Um tipo de narrativa que
sempre me agradou muito é o realismo fantástico. É um enredo que me leva à
origem do meu gosto literário e que foi precursor de tudo que sou hoje: as
histórias em quadrinhos. Todo esse universo de seres poderosos interagindo com
os homens comuns, contado de forma a parecer natural e aceitável um homem poder
voar ou lançar raios dos olhos ou das mãos é inventivo e excitante. Porém,
nunca entendi o porquê de autores dessa lavra não migrarem para a literatura
formal, haja vista eles terem bastante a mostrar. Mas nem todos ficaram presos
ao universo das HQs, um, dentre todos, transitou por esses dois universos de
forma brilhante. Seu nome? Neil Gaiman.
Autor de obras premiadas no
universo dos quadrinhos – o mais famoso, Sandman, conta a história do senhor do
mundo dos sonhos e seus irmãos, os Perpétuos – ele também enveredou para a
literatura adulta trazendo narrativas que nos colocam entre esse mundo mágico
de criaturas míticas e o real de forma a parecer natural a fusão dessas duas
realidades. Alguns dos seus romances, inclusive já foram transpostas para o
cinema (Stardust e Coraline) e agora, mais uma obra ganhará as telas, na forma
de série dessa vez, o livro Deuses Americanos.

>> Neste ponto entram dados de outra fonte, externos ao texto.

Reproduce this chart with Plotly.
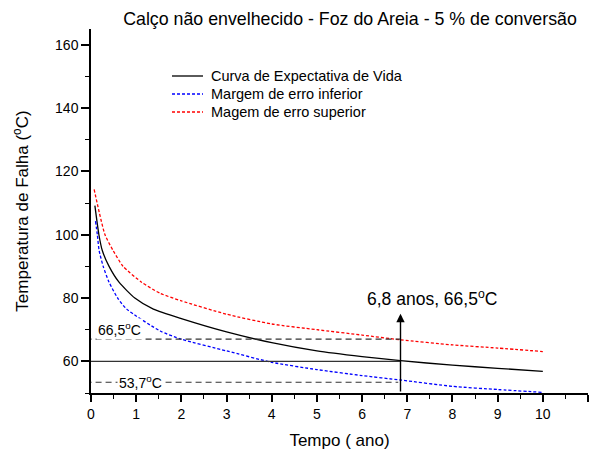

Na trama, o ex-detento Shadows
sai da prisão após a morte de sua namorada e de seu melhor amigo. Ainda atordoado
ao descobrir que eram amantes, ele volta para sua cidade a fim de tratar do
funeral dela. E é nesse voo que sua vida muda ao aceitar o emprego de “faz tudo”
do misterioso Mr. Wednesday (uma das identidades de Odin), já que ele se vê, de
repente, envolvido numa guerra entre os deuses mitológicos antigos e os novos
deuses.
Shadows então é levado por
Wednesday por todo os EUA a procura dos deuses antigos trazidos pelos primeiros
colonos para formarem com ele um exército na tentativa de vencer os deuses
atuais (tecnologia, televisão, dinheiro) resgatando o culto aos mais velhos. Como
esses seres primordiais estão esquecidos, eles passam a viver nas periferias,
margeando estadas secundárias, morando em bairros afastados ou em cidades
esquecidas tendo que sobreviver trabalhando como mortais normais e envelhecendo
como nós.
Não contarei mais para não
estragar a surpresa, quero na verdade falar do que trata o livro como pano de
fundo, que é a tradição. O livro fala do abandono das tradições antigas e a
valorização de coisas efêmeras do mundo moderno. Por trás de uma realidade
fantástica onde homens e deuses convivem, onde o mundo real é separado do mundo
místico por um pequeno véu e esses dois mundos se cruzam a todo instante, há
uma narrativa que diz: “olha, estamos abandonando o que fez de nós o que nós
somos e estamos fadados a desaparecer nesse mundo novo e barulhento”.
Na narrativa, o que faz
esses seres místicos, tão poderosos no passado, virarem velhos decrépitos e que
lutam a todo custo por sua sobrevivência é justamente o abandono de suas
crenças. Tomando por base deuses de mitologias pré-cristã, o autor mostra o que
acontece quando abandonamos nosso passado. A obra nos leva a pensar em como
abandonamos por novidades, muitas vezes superficiais, aquilo que fez de nós o
que somos. Ao mostrar como esses deuses chegaram a América junto com seus
colonizadores e como eles continuaram sendo cultuados no início, ele conta como
foi a formação de um povo nascido da miscigenação. Ao mostrar o que resta deles
após séculos de colonização e o esquecimento desses anos primordiais por seus
descendentes, mostra o risco de se destruir as raízes que fazem um país ser o
que é.
Numa época em que o
conservadorismo e a valorização das tradições começam a tomar corpo novamente,
numa época em que o multiculturalismo é questionado na Europa e o discurso
conservador de Trump causa arrepios nos modernosos de Hollywood e da imprensa
local, esse livro pode ser visto como um manifesto (a seu modo) do renascer das
tradições, tanto lá fora quanto aqui.
O romance é uma obra de realismo
fantástico, ambientada num mundo irreal, e esse é o papel da literatura: a
partir do fantástico ou maravilhoso nos fazer perceber o mundo real a nossa
volta. Através de uma fábula que mistura mitologia e realidade, é possível
analisar nossos tempos, tempos esses que exigem um posicionamento mais firme
daqueles que defendem suas tradições e faz de nós o que somos e tomando
emprestado o pensamento de Roger Scruton, esse livro mostra como é difícil
construir um legado, mas muito fácil destruí-lo. Até a próxima.